State of Texas/Southland
The State of Texas ("State") performed a sales tax audit of the
Company's former parent, Canmax Retail Systems ("Canmax"), for the years
1995 to 1999. The State determined that the Company did not properly remit
sales tax on certain transactions, including asset purchases and software
development projects that Canmax performed for specific customers. The
Company's current and former management filed exceptions, through its
outside sales tax consultant, to the State's audit findings, including the
non-taxable nature of certain transactions. In correspondence from the
State in June 2003, the State agreed to consider certain offsetting
remittances received by Canmax during the audit period. The State has
refused to consider other potential offsets. Based on this correspondence
with the State, management's estimate of the potential liability was
originally recorded at $350,000 during the fiscal year ended October 31,
2003. Based on further correspondence with the State, this estimated
liability was increased to $1.1 million during the first quarter of fiscal
year 2004 (See Note 11). Since this sales tax liability represents an
adjustment to amounts previously reported in discontinued operations, it was
classified separately during the first quarter of fiscal year 2004 in
discontinued operations, and is included in the July 31, 2005 and October
31, 2004 consolidated balance sheets in "Net current liabilities from
discontinued operations". The Company will continue to aggressively
pursue the collection of unpaid sales taxes from former customers of Canmax,
primarily Southland Corporation, as a majority of the amount owed to the
State of Texas is the result of uncollected taxes from the sale of software
to Southland during the period under audit (see below). However, there can
be no assurance that the Company will be successful with respect to such
collections.
On January 12, 2004, the Company filed a suit against Southland
Corporation ("Southland") in the 000xx Xxxxxxxx Xxxxx in Dallas, Texas. The
Company's suit claims a breach of contract on the part of Southland in
failing to reimburse it for taxes paid to the State as well as related taxes
for which the Company is currently being held responsible by the State. The
Company's suit seeks reimbursement for the taxes paid and a determination by
the court that Southland is responsible for paying the remaining tax
liability to the State. The Company is discussing possible settlement
options with Southland, but as of yet, no agreement has been reached.

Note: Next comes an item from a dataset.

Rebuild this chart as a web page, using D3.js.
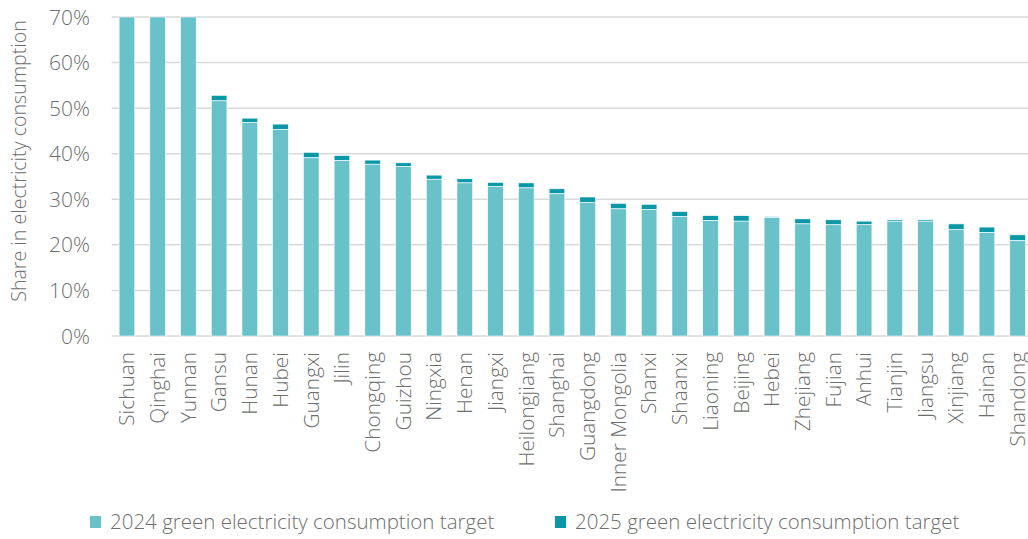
<!DOCTYPE html>
<html>
<head>
<meta charset="utf-8">
<script src="https://cdn.jsdelivr.net/npm/d3@7"></script>
<style>
  body { margin: 0; background: #fff; }
  text { font-family: "Open Sans", "Noto Sans", sans-serif; font-weight: 300; }
</style>
</head>
<body>
<div id="chart"></div>
<script>
// provinces, left to right
const provinces = ["Sichuan", "Qinghai", "Yunnan", "Gansu", "Hunan", "Hubei", "Guangxi", "Jilin",
  "Chongqing", "Guizhou", "Ningxia", "Henan", "Jiangxi", "Heilongjiang", "Shanghai", "Guangdong",
  "Inner Mongolia", "Shanxi", "Shaanxi", "Liaoning", "Beijing", "Hebei", "Zhejiang", "Fujian",
  "Anhui", "Tianjin", "Jiangsu", "Xinjiang", "Hainan", "Shandong"];

// 2024 target (share, %)
const target2024 = [70, 70, 70, 51.6, 46.8, 45.3, 39.1, 38.5, 37.7, 37.2, 34.4, 33.6, 32.8, 32.5,
  31.2, 29.3, 27.9, 27.7, 26.2, 25.3, 25.2, 26.0, 24.6, 24.4, 24.4, 25.2, 25.2, 23.4, 22.7, 20.9];

// 2025 target (share, %)
const target2025 = [70, 70, 70, 52.8, 47.8, 46.5, 40.3, 39.6, 38.6, 38.0, 35.3, 34.5, 33.7, 33.6,
  32.3, 30.5, 29.1, 28.9, 27.3, 26.4, 26.4, 26.2, 25.7, 25.5, 25.2, 25.5, 25.5, 24.6, 23.9, 22.2];

const yTicks = [0, 10, 20, 30, 40, 50, 60, 70];
const seriesNames = ["2024 green electricity consumption target", "2025 green electricity consumption target"];
const colors = ["#69c1ca", "#0b98a6"];

const W = 1028, H = 539;
const plotL = 111.6, plotR = 1033, plotT = 17, plotB = 336;

const svg = d3.select("#chart").append("svg")
  .attr("width", W).attr("height", H);

const x = d3.scaleBand().domain(provinces).range([plotL, plotR])
  .paddingInner(0.49).paddingOuter(0.245);
const y = d3.scaleLinear().domain([0, 70]).range([plotB, plotT]);

// gridlines
svg.append("g").selectAll("line").data(yTicks).join("line")
  .attr("x1", plotL).attr("x2", plotR)
  .attr("y1", d => y(d)).attr("y2", d => y(d))
  .attr("stroke", "#d9d9d9").attr("stroke-width", 1.5);

// y tick labels
svg.append("g").selectAll("text").data(yTicks).join("text")
  .attr("x", 90).attr("y", d => y(d)).attr("dy", "0.36em")
  .attr("text-anchor", "end")
  .attr("font-size", 21).attr("fill", "#6e6e6e")
  .text(d => d + "%");

// y title
svg.append("text")
  .attr("transform", "translate(26,161) rotate(-90)")
  .attr("text-anchor", "middle")
  .attr("font-size", 19.6).attr("fill", "#6e6e6e")
  .text("Share in electricity consumption");

const rows = provinces.map((p, i) => ({ p, a: target2024[i], b: target2025[i] }));

const g = svg.append("g");
// 2025 increment on top
g.selectAll("rect.b").data(rows).join("rect").attr("class", "b")
  .attr("x", d => x(d.p)).attr("width", x.bandwidth())
  .attr("y", d => y(d.b)).attr("height", d => y(d.a) - y(d.b))
  .attr("fill", colors[1]).attr("stroke", "#fff").attr("stroke-width", 0.6);
// 2024 base
g.selectAll("rect.a").data(rows).join("rect").attr("class", "a")
  .attr("x", d => x(d.p)).attr("width", x.bandwidth())
  .attr("y", d => y(d.a)).attr("height", d => plotB - y(d.a))
  .attr("fill", colors[0]).attr("stroke", "#fff").attr("stroke-width", 0.6);

// x labels
svg.append("g").selectAll("text").data(provinces).join("text")
  .attr("transform", d => "translate(" + (x(d) + x.bandwidth() / 2) + ",352) rotate(-90)")
  .attr("dy", "0.35em")
  .attr("text-anchor", "end")
  .attr("font-size", 20.8).attr("fill", "#6e6e6e")
  .text(d => d);

// legend
const legendX = [90, 555];
const lg = svg.append("g").selectAll("g").data(seriesNames).join("g")
  .attr("transform", (d, i) => "translate(" + legendX[i] + ",516)");
lg.append("rect").attr("width", 11).attr("height", 12).attr("fill", (d, i) => colors[i]);
lg.append("text").attr("x", 20).attr("y", 6).attr("dy", "0.36em")
  .attr("font-size", 20.5).attr("fill", "#6e6e6e")
  .text(d => d);
</script>
</body>
</html>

On August 5, 2005, the State of Texas filed a lawsuit in the 00xx Xxxxxxxx
Xxxxxxxx Xxxxx xx Xxxxxx Xxxxxx, Xxxxxx, Xxxxx against the Company. The
lawsuit requests payment of approximately $1.1 million plus penalties,
interest and attorneys fees of approximately $50,000 for state and local
sales. The Company previously recorded an estimated liability of $1.1
million, as of January 31, 2004, representing the entire amount due as
determined by the state of Texas. During the three months ended July 31,
2005, the Company has accrued an additional $62,000. Management believes
that it will be able to negotiate a reduced settlement amount with the
state, although there can be no assurance that the Company will be
successful with respect to such negotiations. The Company has previously
accrued the full amount of the liability.